I'll try to explain what Madzombie was saying, because he's right.
The CAS latency measures the number of RAM clock cycles taken to perform one particular operation. CAS4 = 4 clock cycles to complete that operation.
With DDR2-533 (which runs at 266.66Mhz), each clock cycle takes 1/266,666,666 seconds. With DDR2-667 (which runs at 333Mhz), each clock cycle takes 1/333,333,333 seconds.
An operation requiring four clock cycles with DDR2-533 RAM will clearly take 4/266,000,000 seconds = 1/66,666,666 seconds. An operation requiring five clock cycles with DDR2-667 RAM will take 5/333,000,000 seconds = 1/66,666,666 seconds. Essentially, both operations take the same time. It takes more clock cycles on DDR2-667, but those clock cycles happen faster.

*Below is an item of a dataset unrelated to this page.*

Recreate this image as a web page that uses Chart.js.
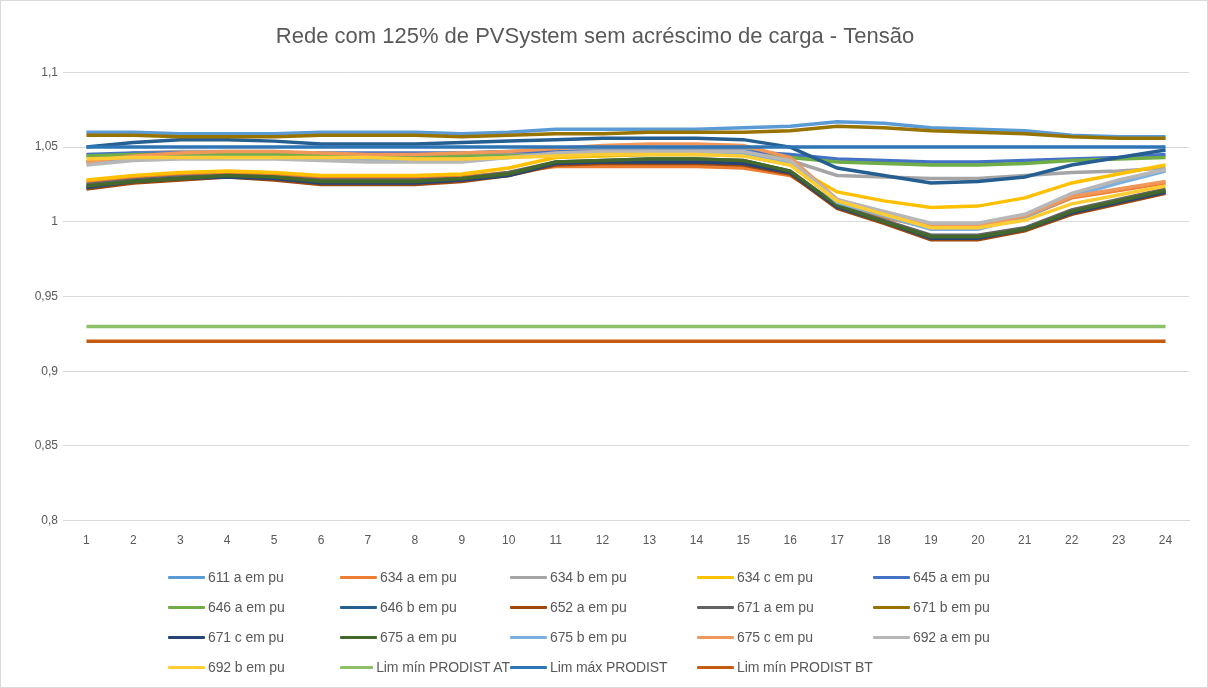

It's a lot like CPUs. A P4 3Ghz and an A64 3000+ take about the same amount of time to do most things. Each operation takes far more clock cycles on the P4 - but it's running 1.2Ghz faster. The overall speed is the same as the A64 (less clock cycles per operation, but each clock cycle takes longer to complete).

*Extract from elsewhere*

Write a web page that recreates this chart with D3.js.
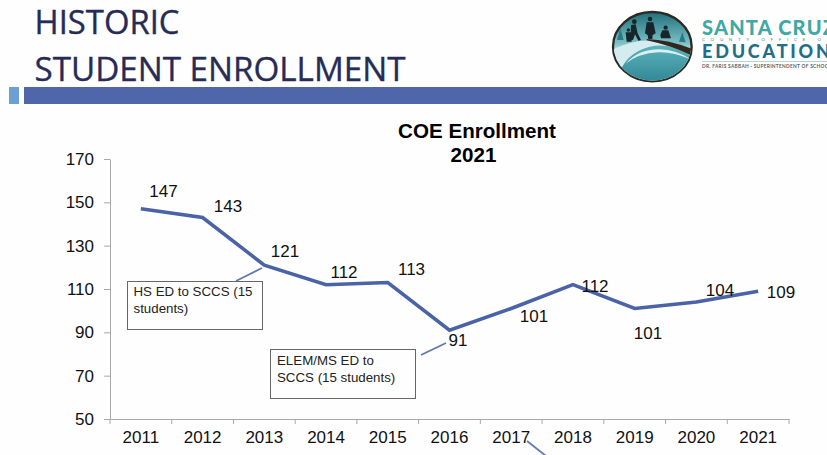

That said, it's a bit irrelevant because of another technical detail: Merom's FSB can transfer 5333.33MB/s of data. Dual-channel DDR2-533 can easily provide 8533.33MB/s of data. The bottleneck here is Merom's FSB. Even if you put in DDR2-10000 (80GB/s), data can still only get to and from the CPU at 5.33GB/s.
The only times you're likely to see benefits from DDR2-667 are:
(1) If you're running in single-channel.
(2) With a HyperMemory or TurboCache video card. GMA950 doesn't count because it's too slow to make full use of system RAM anyway.

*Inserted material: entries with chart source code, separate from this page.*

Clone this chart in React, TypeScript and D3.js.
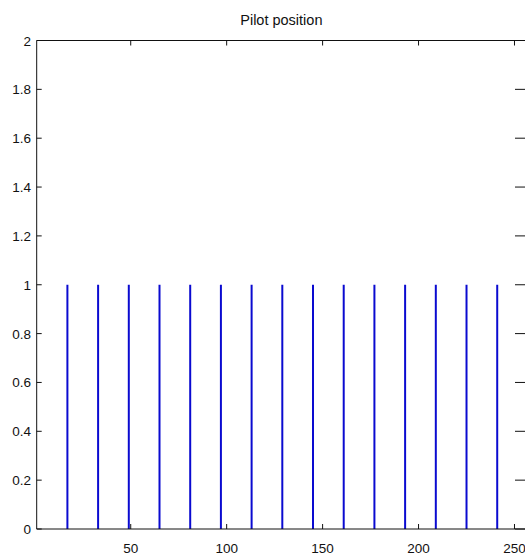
import React from "react";
import * as d3 from "d3";

const title = "Pilot position";
const pilotPositions = [17, 33, 49, 65, 81, 97, 113, 129, 145, 161, 177, 193, 209, 225, 241];
const pilotValues = [1, 1, 1, 1, 1, 1, 1, 1, 1, 1, 1, 1, 1, 1, 1];
const xDomain = [1, 256];
const yDomain = [0, 2];
const xTicks = [50, 100, 150, 200, 250];
const yTicks = [0, 0.2, 0.4, 0.6, 0.8, 1, 1.2, 1.4, 1.6, 1.8, 2];

export default function App() {
  const W = 525;
  const H = 556;
  const left = 36.7;
  const right = 526;
  const top = 40.5;
  const bottom = 529;
  const x = d3.scaleLinear().domain(xDomain).range([left, right]);
  const y = d3.scaleLinear().domain(yDomain).range([bottom, top]);
  const tl = 5;
  const font = "'Liberation Sans', Arial, sans-serif";

  return (
    <svg
      width={W}
      height={H}
      style={{ position: "absolute", left: 0, top: 0, background: "#fff" }}
      fontFamily={font}
    >
      <rect x={0} y={0} width={W} height={H} fill="#fff" />
      {pilotPositions.map((p, i) => (
        <line
          key={"s" + i}
          x1={x(p)}
          x2={x(p)}
          y1={y(0)}
          y2={y(pilotValues[i])}
          stroke="#0a0ad0"
          strokeWidth={2}
        />
      ))}
      <line x1={left} x2={right + 2} y1={top} y2={top} stroke="#111" />
      <line x1={left} x2={right + 2} y1={bottom} y2={bottom} stroke="#111" />
      <line x1={left} x2={left} y1={top} y2={bottom} stroke="#111" />
      {xTicks.map((t) => (
        <g key={"x" + t}>
          <line x1={x(t)} x2={x(t)} y1={bottom} y2={bottom - tl} stroke="#111" />
          <line x1={x(t)} x2={x(t)} y1={top} y2={top + tl} stroke="#111" />
          <text x={x(t)} y={553} textAnchor="middle" fontSize={13.5} fill="#111">
            {t}
          </text>
        </g>
      ))}
      {yTicks.map((t) => (
        <g key={"y" + t}>
          <line x1={left} x2={left + tl} y1={y(t)} y2={y(t)} stroke="#111" />
          <line x1={right} x2={right - tl - 6} y1={y(t)} y2={y(t)} stroke="#111" />
          <text x={31} y={y(t) + 5} textAnchor="end" fontSize={13.5} fill="#111">
            {String(t)}
          </text>
        </g>
      ))}
      <text x={(left + right) / 2} y={25} textAnchor="middle" fontSize={14.5} fill="#111">
        {title}
      </text>
    </svg>
  );
}
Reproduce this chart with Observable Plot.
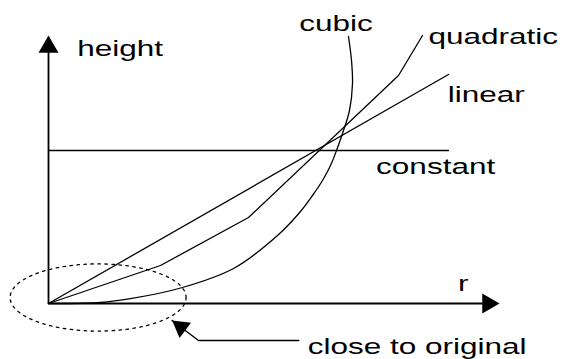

(3) Response times. I'm not so sure about why this is, but my desktop system definitely felt much more responsive when the RAM was running in-sync with the FSB (it's a Pentium-D 805, so the FSB was 533Mhz. Using DDR266 RAM in single-channel felt quicker than DDR333 in single-channel, even though the system really could have used the extra bandwidth there).